— EXERCISE TASK —
Set down, exactly as written, the lines from the top of the data to the line that holds "c_aged_marks = ['*', '#']", and omit the pictures.

— GIVEN DATA —

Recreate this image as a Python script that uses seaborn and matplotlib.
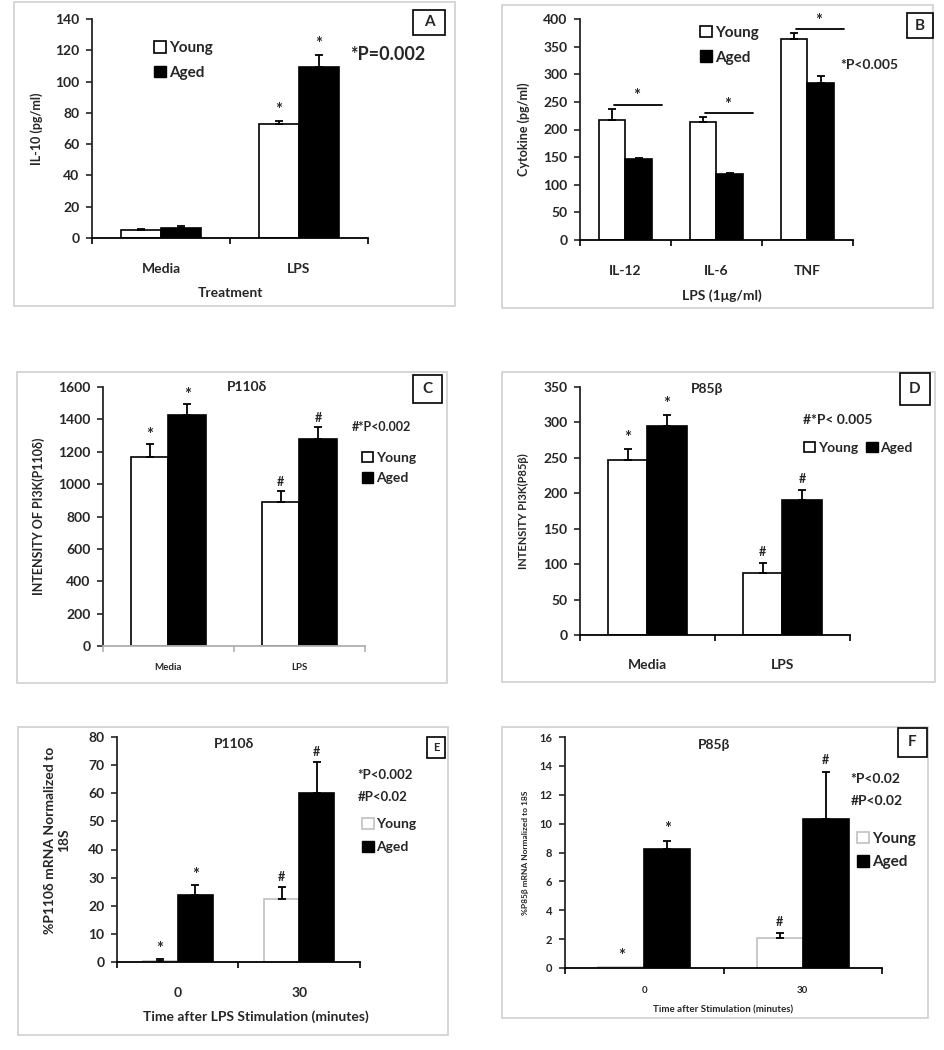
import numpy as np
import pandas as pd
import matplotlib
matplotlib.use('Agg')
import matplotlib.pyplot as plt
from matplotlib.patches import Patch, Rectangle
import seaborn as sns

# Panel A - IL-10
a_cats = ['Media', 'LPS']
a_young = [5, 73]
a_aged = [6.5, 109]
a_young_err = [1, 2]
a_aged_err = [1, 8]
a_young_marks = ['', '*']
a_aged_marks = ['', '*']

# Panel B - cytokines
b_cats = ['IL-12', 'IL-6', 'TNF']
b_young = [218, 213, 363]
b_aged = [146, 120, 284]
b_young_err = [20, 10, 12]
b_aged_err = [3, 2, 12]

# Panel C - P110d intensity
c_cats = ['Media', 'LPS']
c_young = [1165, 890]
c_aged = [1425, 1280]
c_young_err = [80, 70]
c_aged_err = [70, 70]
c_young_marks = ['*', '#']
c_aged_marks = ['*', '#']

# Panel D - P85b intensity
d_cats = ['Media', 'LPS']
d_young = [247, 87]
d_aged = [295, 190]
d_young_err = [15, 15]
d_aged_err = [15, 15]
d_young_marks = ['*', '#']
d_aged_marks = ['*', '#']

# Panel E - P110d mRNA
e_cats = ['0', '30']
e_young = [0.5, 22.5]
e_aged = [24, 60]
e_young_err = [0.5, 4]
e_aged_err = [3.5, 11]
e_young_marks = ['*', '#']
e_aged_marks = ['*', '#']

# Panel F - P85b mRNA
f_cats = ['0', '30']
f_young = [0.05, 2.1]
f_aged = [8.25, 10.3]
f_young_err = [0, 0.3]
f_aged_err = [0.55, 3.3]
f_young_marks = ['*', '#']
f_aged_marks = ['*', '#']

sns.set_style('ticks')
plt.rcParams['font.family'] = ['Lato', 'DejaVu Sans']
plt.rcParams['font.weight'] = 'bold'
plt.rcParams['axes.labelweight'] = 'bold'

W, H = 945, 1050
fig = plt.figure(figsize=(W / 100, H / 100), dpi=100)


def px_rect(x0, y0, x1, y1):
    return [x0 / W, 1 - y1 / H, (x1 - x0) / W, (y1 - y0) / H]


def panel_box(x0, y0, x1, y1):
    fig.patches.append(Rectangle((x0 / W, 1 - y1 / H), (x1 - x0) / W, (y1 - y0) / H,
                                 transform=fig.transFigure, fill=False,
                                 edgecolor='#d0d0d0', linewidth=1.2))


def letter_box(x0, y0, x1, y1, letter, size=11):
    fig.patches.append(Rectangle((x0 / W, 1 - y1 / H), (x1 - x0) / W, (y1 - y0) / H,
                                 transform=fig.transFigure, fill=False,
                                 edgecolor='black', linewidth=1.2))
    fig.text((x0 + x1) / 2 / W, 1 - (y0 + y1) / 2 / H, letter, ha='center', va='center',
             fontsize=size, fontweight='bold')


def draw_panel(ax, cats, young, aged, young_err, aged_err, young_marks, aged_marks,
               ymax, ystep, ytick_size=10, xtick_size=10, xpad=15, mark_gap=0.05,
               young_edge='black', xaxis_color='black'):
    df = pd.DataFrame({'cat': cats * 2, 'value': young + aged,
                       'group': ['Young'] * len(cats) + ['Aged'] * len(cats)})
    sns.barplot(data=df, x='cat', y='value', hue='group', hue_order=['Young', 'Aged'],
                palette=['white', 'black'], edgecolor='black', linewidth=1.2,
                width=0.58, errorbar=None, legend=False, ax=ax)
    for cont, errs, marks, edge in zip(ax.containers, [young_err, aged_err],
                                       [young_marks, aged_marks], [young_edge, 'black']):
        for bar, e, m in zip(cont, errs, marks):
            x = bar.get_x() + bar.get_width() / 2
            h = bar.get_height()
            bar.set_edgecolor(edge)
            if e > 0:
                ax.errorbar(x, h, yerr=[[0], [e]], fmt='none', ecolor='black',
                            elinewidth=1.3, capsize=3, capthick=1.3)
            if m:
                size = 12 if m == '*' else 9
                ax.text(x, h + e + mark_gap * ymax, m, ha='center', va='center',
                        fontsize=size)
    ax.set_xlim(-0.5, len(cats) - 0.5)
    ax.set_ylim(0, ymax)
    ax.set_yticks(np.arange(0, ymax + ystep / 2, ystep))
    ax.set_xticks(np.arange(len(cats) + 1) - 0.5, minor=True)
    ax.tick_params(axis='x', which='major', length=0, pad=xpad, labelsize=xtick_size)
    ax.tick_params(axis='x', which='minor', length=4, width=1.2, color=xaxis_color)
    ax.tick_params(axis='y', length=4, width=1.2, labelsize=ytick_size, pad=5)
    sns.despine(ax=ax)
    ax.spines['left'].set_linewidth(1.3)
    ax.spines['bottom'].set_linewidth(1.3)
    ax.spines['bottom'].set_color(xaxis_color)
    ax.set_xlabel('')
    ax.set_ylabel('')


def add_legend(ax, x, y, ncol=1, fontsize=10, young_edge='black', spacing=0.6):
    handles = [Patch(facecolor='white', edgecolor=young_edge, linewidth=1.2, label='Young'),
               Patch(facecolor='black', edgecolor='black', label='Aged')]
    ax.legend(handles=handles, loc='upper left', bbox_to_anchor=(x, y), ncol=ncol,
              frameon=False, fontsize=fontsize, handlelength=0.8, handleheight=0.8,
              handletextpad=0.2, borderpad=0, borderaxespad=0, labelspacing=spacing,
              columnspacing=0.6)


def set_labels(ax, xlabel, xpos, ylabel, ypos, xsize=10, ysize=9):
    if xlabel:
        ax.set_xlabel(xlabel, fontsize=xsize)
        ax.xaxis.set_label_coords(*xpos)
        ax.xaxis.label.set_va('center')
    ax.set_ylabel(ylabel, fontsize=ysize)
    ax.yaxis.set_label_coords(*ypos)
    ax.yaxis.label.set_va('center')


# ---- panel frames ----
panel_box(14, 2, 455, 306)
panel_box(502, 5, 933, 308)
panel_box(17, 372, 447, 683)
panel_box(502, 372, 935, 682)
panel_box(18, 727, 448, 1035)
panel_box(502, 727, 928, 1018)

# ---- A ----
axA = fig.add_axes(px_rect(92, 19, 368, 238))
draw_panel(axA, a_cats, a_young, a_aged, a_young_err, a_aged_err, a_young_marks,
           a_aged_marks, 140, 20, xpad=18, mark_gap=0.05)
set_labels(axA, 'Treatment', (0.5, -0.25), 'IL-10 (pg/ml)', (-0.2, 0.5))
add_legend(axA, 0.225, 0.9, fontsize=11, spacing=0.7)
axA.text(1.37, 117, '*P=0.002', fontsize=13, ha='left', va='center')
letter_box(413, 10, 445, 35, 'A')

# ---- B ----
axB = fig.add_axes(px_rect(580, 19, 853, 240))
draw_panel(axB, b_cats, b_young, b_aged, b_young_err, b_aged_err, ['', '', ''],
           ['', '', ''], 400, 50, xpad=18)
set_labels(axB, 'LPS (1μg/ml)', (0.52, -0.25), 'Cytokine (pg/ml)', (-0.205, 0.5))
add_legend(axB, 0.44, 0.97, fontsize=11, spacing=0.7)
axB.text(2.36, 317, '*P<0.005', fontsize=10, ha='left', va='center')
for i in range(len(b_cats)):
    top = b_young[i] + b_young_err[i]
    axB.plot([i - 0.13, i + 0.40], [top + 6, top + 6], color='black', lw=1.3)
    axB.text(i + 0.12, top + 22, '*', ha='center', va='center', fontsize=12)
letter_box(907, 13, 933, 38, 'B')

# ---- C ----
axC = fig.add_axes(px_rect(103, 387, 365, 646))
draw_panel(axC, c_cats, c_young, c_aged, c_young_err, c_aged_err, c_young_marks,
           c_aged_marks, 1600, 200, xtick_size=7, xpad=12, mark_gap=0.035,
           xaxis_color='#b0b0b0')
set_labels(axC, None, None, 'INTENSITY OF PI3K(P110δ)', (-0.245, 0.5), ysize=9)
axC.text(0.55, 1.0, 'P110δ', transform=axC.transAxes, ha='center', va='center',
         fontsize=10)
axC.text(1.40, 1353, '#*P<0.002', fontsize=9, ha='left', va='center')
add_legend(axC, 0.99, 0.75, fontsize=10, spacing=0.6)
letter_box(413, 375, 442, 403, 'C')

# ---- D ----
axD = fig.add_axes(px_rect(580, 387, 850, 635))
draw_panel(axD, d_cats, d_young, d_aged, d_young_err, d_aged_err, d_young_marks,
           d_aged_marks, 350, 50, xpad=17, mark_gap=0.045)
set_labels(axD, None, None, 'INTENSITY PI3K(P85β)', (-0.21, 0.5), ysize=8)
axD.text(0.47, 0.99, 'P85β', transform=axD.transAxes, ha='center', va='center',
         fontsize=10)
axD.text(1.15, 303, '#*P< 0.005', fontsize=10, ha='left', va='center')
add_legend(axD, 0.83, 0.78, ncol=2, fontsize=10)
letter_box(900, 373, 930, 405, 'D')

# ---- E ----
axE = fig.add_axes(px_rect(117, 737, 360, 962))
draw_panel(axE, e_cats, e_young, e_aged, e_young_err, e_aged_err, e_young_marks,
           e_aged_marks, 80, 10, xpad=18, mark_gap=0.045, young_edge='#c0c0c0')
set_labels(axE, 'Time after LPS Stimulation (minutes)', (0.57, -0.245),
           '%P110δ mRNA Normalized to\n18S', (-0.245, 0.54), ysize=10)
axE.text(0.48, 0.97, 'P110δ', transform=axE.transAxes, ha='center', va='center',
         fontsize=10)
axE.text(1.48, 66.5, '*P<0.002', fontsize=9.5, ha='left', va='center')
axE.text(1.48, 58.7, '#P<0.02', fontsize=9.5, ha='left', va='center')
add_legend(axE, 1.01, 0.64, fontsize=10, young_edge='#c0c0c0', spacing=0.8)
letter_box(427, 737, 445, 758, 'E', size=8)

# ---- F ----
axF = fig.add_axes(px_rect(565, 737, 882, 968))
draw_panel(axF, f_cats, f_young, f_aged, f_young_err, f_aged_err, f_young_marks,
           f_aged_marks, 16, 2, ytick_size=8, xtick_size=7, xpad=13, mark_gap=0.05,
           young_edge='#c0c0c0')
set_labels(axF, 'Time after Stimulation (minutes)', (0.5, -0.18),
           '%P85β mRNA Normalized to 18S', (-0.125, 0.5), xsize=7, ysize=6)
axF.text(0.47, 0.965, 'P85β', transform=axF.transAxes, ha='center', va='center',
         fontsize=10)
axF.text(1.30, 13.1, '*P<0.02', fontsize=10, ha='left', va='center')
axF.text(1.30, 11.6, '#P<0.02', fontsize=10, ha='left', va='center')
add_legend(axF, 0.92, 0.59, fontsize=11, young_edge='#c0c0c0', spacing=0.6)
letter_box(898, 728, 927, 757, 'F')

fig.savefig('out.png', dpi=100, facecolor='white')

— EXERCISE SOLUTION —
Recreate this image as a Python script that uses seaborn and matplotlib.
import numpy as np
import pandas as pd
import matplotlib
matplotlib.use('Agg')
import matplotlib.pyplot as plt
from matplotlib.patches import Patch, Rectangle
import seaborn as sns

# Panel A - IL-10
a_cats = ['Media', 'LPS']
a_young = [5, 73]
a_aged = [6.5, 109]
a_young_err = [1, 2]
a_aged_err = [1, 8]
a_young_marks = ['', '*']
a_aged_marks = ['', '*']

# Panel B - cytokines
b_cats = ['IL-12', 'IL-6', 'TNF']
b_young = [218, 213, 363]
b_aged = [146, 120, 284]
b_young_err = [20, 10, 12]
b_aged_err = [3, 2, 12]

# Panel C - P110d intensity
c_cats = ['Media', 'LPS']
c_young = [1165, 890]
c_aged = [1425, 1280]
c_young_err = [80, 70]
c_aged_err = [70, 70]
c_young_marks = ['*', '#']
c_aged_marks = ['*', '#']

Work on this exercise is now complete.